Feature: From Sichuan to Rome, a tale of two countries' solidarity

Source:Xinhua Date:2020-04-02 11:10:41Editor:刘映红

ROME/CHENGDU, March 28 (Xinhua) -- Zhang Huaqiong, a farmer from southwest China's Sichuan Province, has never traveled far throughout her 52 years of rural life. But when she heard Italy is being hit hard by the novel coronavirus, she wanted to donate some money to the country.

Italy is distant: neither did she know to whom she send the money, nor could she find the boot-shaped peninsula on a map. "Must be pretty far," said Zhang, a villager of Xiaode township, Mianzhu city. Still, she wanted to help, for a good reason.

"A tall, woman Italian doctor, about 1.7 meter in height," Zhang said, prescribed medication for her back pain and performed an operation on her father -- all free of charge, right after the worst natural disaster in her life 12 years ago.

Following the 2008 Wenchuan earthquake, a group of doctors and nurses from Pisa, Italy, were among the first of foreign aid workers to dash in and help.

In Xiaode, the Italians set up a state-of-art field hospital with advanced medical gears they had flown in with them. The operating table and surgical lights, brought from 8,000 kilometers away, remained in use today, said Zuo Xuemei, a doctor in Mianzhu People's Hospital.

"Those state-of-art gears, even if we had money, we wouldn't have known where to source them, and the Italians left the entire field hospital to us," Zuo said.

Twelve years later, the people in the vast inland province also sent their best to Italy, the hardest-hit country in Europe by the novel coronavirus pandemic, where 86,498 infections have been confirmed with 9,134 fatalities by Friday.

Five of the nine experts in the first team that China sent to Italy were from Sichuan. Along with them were over 30 tons of medical supplies including masks and ventilators loaded on a charter flight.

Upon their arrival in a Rome hotel, a note with pictures of both Italian and Chinese national flags on their room desk featured prominently in both Chinese, English and Italian: "Italy, Rome and Trilussa Palace Hotel welcome you and thank you for your support. We stand together, we fight together, we win together."

Among the experts was Liang Zong'an, who, as a team leader of Sichuan's response to the pandemic, is fresh out of his intensive care units before boarding the 13-hour flight.

"Italy has different national conditions and health systems, so some of our playbook may not be totally fitting, but the general principles in treatment and saving lives would be the same," Liang said.

Tang Menglin, head nurse of the children's intensive care unit at West China Hospital, regarded as the best hospital in Sichuan, always put Italy at the top of her aspiring travel destinations in Europe, but "never planned to be here under such a scenario," she said.

What Liang, Tang and their colleagues saw in Rome was almost a ghost town: roads empty, bars closed, shops shut down and squares deserted.

"This is a good thing," said Yang Huichuan, another team member, citing Chinese experience in stopping the spread of the coronavirus, "reducing the flow of people is a way of isolation, of reducing the spread of infections."

Yang, a senior executive of China National Biotech Group and expert in blood products, brought blood plasma of recovered patients of coronavirus, one of the latest Chinese experimental therapeutics in saving lives.

Giampiero Rupolo, President of the Italian Red Cross Padova Committee, was interested.
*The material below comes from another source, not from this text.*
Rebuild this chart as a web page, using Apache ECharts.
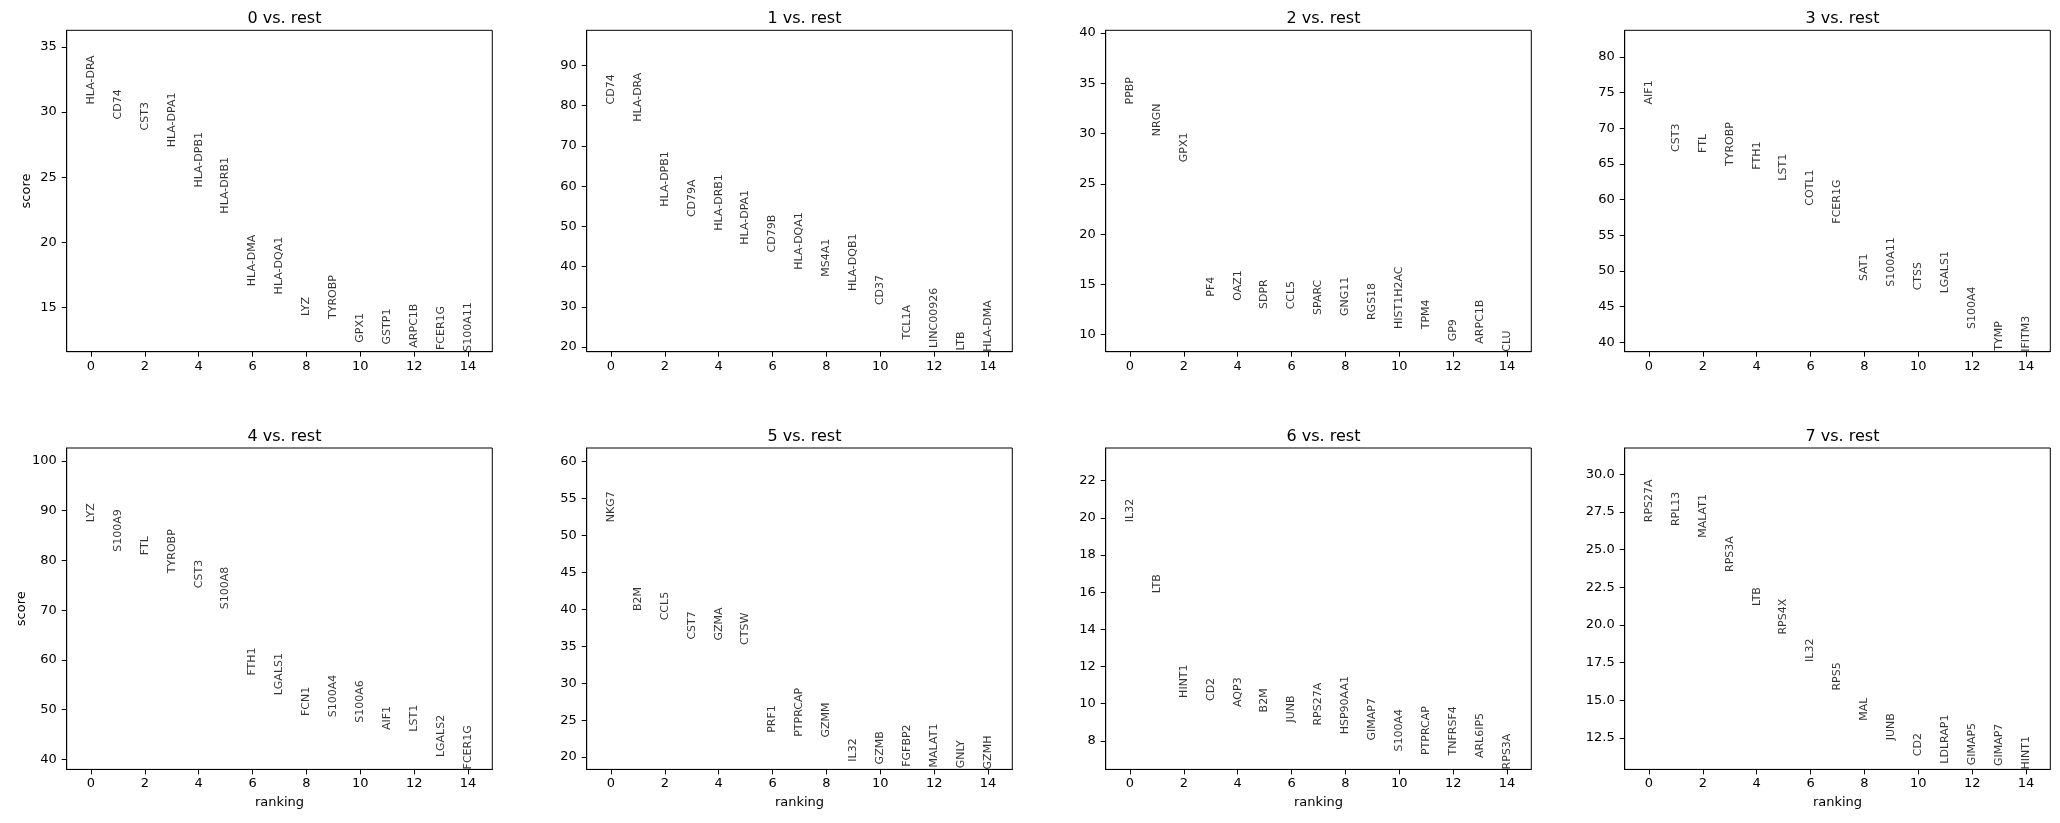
<!DOCTYPE html>
<html>
<head>
<meta charset="utf-8">
<script src="https://cdn.jsdelivr.net/npm/echarts@6/dist/echarts.min.js"></script>
<style>
  html, body { margin: 0; padding: 0; background: #fff; }
  #chart { width: 2060px; height: 823px; }
</style>
</head>
<body>
<div id="chart"></div>
<script>
// titles of the 8 panels
const TITLES = ['0 vs. rest', '1 vs. rest', '2 vs. rest', '3 vs. rest', '4 vs. rest', '5 vs. rest', '6 vs. rest', '7 vs. rest']

// top 15 genes per group and their scores
const GENES_0 = ['HLA-DRA', 'CD74', 'CST3', 'HLA-DPA1', 'HLA-DPB1', 'HLA-DRB1', 'HLA-DMA', 'HLA-DQA1', 'LYZ', 'TYROBP', 'GPX1', 'GSTP1', 'ARPC1B', 'FCER1G', 'S100A11']
const SCORES_0 = [30.58, 29.43, 28.59, 27.29, 24.2, 22.2, 16.63, 16.0, 14.34, 14.11, 12.29, 12.16, 11.91, 11.73, 11.6]

const GENES_1 = ['CD74', 'HLA-DRA', 'HLA-DPB1', 'CD79A', 'HLA-DRB1', 'HLA-DPA1', 'CD79B', 'HLA-DQA1', 'MS4A1', 'HLA-DQB1', 'CD37', 'TCL1A', 'LINC00926', 'LTB', 'HLA-DMA']
const SCORES_1 = [80.3, 76.0, 54.87, 52.3, 48.91, 45.43, 43.52, 39.21, 37.47, 33.91, 30.43, 21.9, 19.74, 19.16, 18.84]

const GENES_2 = ['PPBP', 'NRGN', 'GPX1', 'PF4', 'OAZ1', 'SDPR', 'CCL5', 'SPARC', 'GNG11', 'RGS18', 'HIST1H2AC', 'TPM4', 'GP9', 'ARPC1B', 'CLU']
const SCORES_2 = [32.9, 29.74, 27.16, 13.78, 13.38, 12.55, 12.52, 11.96, 11.86, 11.46, 10.57, 10.54, 9.34, 9.11, 8.31]

const GENES_3 = ['AIF1', 'CST3', 'FTL', 'TYROBP', 'FTH1', 'LST1', 'COTL1', 'FCER1G', 'SAT1', 'S100A11', 'CTSS', 'LGALS1', 'S100A4', 'TYMP', 'IFITM3']
const SCORES_3 = [73.35, 66.69, 66.55, 64.72, 64.21, 62.67, 59.16, 56.64, 48.6, 47.81, 47.29, 46.87, 41.87, 38.83, 38.69]

const GENES_4 = ['LYZ', 'S100A9', 'FTL', 'TYROBP', 'CST3', 'S100A8', 'FTH1', 'LGALS1', 'FCN1', 'S100A4', 'S100A6', 'AIF1', 'LST1', 'LGALS2', 'FCER1G']
const SCORES_4 = [87.7, 81.74, 81.07, 77.45, 74.43, 70.2, 56.85, 52.89, 48.72, 48.46, 47.38, 45.91, 45.57, 40.47, 37.99]

const GENES_5 = ['NKG7', 'B2M', 'CCL5', 'CST7', 'GZMA', 'CTSW', 'PRF1', 'PTPRCAP', 'GZMM', 'IL32', 'GZMB', 'FGFBP2', 'MALAT1', 'GNLY', 'GZMH']
const SCORES_5 = [51.8, 39.77, 38.51, 35.9, 35.77, 35.18, 23.28, 22.74, 22.65, 19.37, 19.01, 18.69, 18.6, 18.47, 18.33]

const GENES_6 = ['IL32', 'LTB', 'HINT1', 'CD2', 'AQP3', 'B2M', 'JUNB', 'RPS27A', 'HSP90AA1', 'GIMAP7', 'S100A4', 'PTPRCAP', 'TNFRSF4', 'ARL6IP5', 'RPS3A']
const SCORES_6 = [19.77, 15.95, 10.31, 10.14, 9.82, 9.53, 8.98, 8.82, 8.35, 8.02, 7.43, 7.23, 7.21, 7.07, 6.46]

const GENES_7 = ['RPS27A', 'RPL13', 'MALAT1', 'RPS3A', 'LTB', 'RPS4X', 'IL32', 'RPS5', 'MAL', 'JUNB', 'CD2', 'LDLRAP1', 'GIMAP5', 'GIMAP7', 'HINT1']
const SCORES_7 = [26.83, 26.57, 25.79, 23.52, 21.26, 19.36, 17.54, 15.64, 13.63, 12.34, 11.28, 10.78, 10.67, 10.62, 10.4]

// tick labels
const X_TICKS = [0, 2, 4, 6, 8, 10, 12, 14]
const Y_TICKS_0 = [15, 20, 25, 30, 35]
const Y_TICKS_1 = [20, 30, 40, 50, 60, 70, 80, 90]
const Y_TICKS_2 = [10, 15, 20, 25, 30, 35, 40]
const Y_TICKS_3 = [40, 45, 50, 55, 60, 65, 70, 75, 80]
const Y_TICKS_4 = [40, 50, 60, 70, 80, 90, 100]
const Y_TICKS_5 = [20, 25, 30, 35, 40, 45, 50, 55, 60]
const Y_TICKS_6 = [8, 10, 12, 14, 16, 18, 20, 22]
const Y_TICKS_7 = [12.5, 15.0, 17.5, 20.0, 22.5, 25.0, 27.5, 30.0]

const GENES = [GENES_0, GENES_1, GENES_2, GENES_3, GENES_4, GENES_5, GENES_6, GENES_7]
const SCORES = [SCORES_0, SCORES_1, SCORES_2, SCORES_3, SCORES_4, SCORES_5, SCORES_6, SCORES_7]
const Y_TICKS = [Y_TICKS_0, Y_TICKS_1, Y_TICKS_2, Y_TICKS_3, Y_TICKS_4, Y_TICKS_5, Y_TICKS_6, Y_TICKS_7]

// layout
const FONT = 'DejaVu Sans'
const LEFTS = [66.7, 586.7, 1105.7, 1624.7]
const TOPS = [30.3, 448]
const W = 425.6
const H = 321.4

const chart = echarts.init(document.getElementById('chart'))

const grids = [], xAxes = [], yAxes = [], series = [], titles = []

for (let i = 0; i < 8; i++) {
  const col = i % 4
  const row = Math.floor(i / 4)
  const scores = SCORES[i]
  // same y range rule as scanpy: [min, max + 0.3 * (max - min)]
  const lo = Math.min(...scores)
  const hi = Math.max(...scores)
  const yMax = hi + 0.3 * (hi - lo)

  grids.push({
    left: LEFTS[col], top: TOPS[row], width: W, height: H,
    show: true, borderColor: '#000', borderWidth: 1, containLabel: false
  })

  titles.push({
    text: TITLES[i],
    left: LEFTS[col] + W / 2,
    textAlign: 'center',
    top: TOPS[row] - 24,
    textStyle: { fontFamily: FONT, fontSize: 16, fontWeight: 'normal', color: '#000' }
  })

  xAxes.push({
    type: 'value', gridIndex: i, min: -0.9, max: 14.9,
    name: row === 1 ? 'ranking' : '',
    nameLocation: 'middle', nameGap: 27,
    nameTextStyle: { fontFamily: FONT, fontSize: 13, color: '#000' },
    splitLine: { show: false },
    axisLine: { show: true, onZero: false, lineStyle: { color: '#000', width: 1 } },
    axisTick: { show: true, length: 5, customValues: X_TICKS, lineStyle: { color: '#000' } },
    axisLabel: { customValues: X_TICKS, margin: 8, fontFamily: FONT, fontSize: 13, color: '#000' }
  })

  yAxes.push({
    type: 'value', gridIndex: i, min: lo, max: yMax,
    name: col === 0 ? 'score' : '',
    nameLocation: 'middle', nameGap: 34,
    nameTextStyle: { fontFamily: FONT, fontSize: 13, color: '#000' },
    splitLine: { show: false },
    axisLine: { show: true, onZero: false, lineStyle: { color: '#000', width: 1 } },
    axisTick: { show: true, length: 5, customValues: Y_TICKS[i], lineStyle: { color: '#000' } },
    axisLabel: {
      customValues: Y_TICKS[i], margin: 10, fontFamily: FONT, fontSize: 13, color: '#000',
      formatter: v => (i === 7 ? v.toFixed(1) : String(v))
    }
  })

  series.push({
    type: 'scatter', xAxisIndex: i, yAxisIndex: i,
    symbolSize: 1,
    itemStyle: { color: 'rgba(0,0,0,0)' },
    data: scores.map((s, k) => ({ name: GENES[i][k], value: [k, s] })),
    label: {
      show: true, position: 'inside', rotate: 90,
      align: 'left', verticalAlign: 'middle',
      formatter: p => p.name,
      fontFamily: FONT, fontSize: 11, color: '#000'
    },
    emphasis: { disabled: true },
    silent: true
  })
}

chart.setOption({
  animation: false,
  backgroundColor: '#fff',
  title: titles,
  grid: grids,
  xAxis: xAxes,
  yAxis: yAxes,
  series: series
})
</script>
</body>
</html>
He said "one interesting element they brought from China is a serum with antibody of the people who already recovered from the virus."

The Chinese team not only shared experience in general policies such as social distancing, but also went into the intensive care units of Italian hospitals. Putting oneself into the frontline of danger is not just a Chinese thing. In 2008, when the Italian doctors and nurses arrived deep into the epicenter in rural Sichuan, where to put their field hospital was a difficult decision: powerful after-shocks would shake everything into tremble at any moment.

Residents of Mianzhu to this day retain fond memories of the Italians: riding a broomstick with white handkerchiefs above head to play a funny version of Harry Potter and then singing "Old Macdonald Had A Farm" with local children.

It is with these recollections that the Sichuan medics rushed to Italy, with many more Chinese health professionals on their way.

Luigi D'Angelo, who was the team leader in Sichuan in 2008 and now Director of the Emergency Office of the Civil Protection Department, appreciated the solidarity.

"We are again together face to face, side by side to support Italian citizens and I am grateful to Chinese colleagues. From this common experience to face the coronavirus, the fight to this terrible situation, Italy and China are working now together," he said.

"I think the concept of world community is what we have to look at, because China and Italy are now together again in order to face this situation," he said.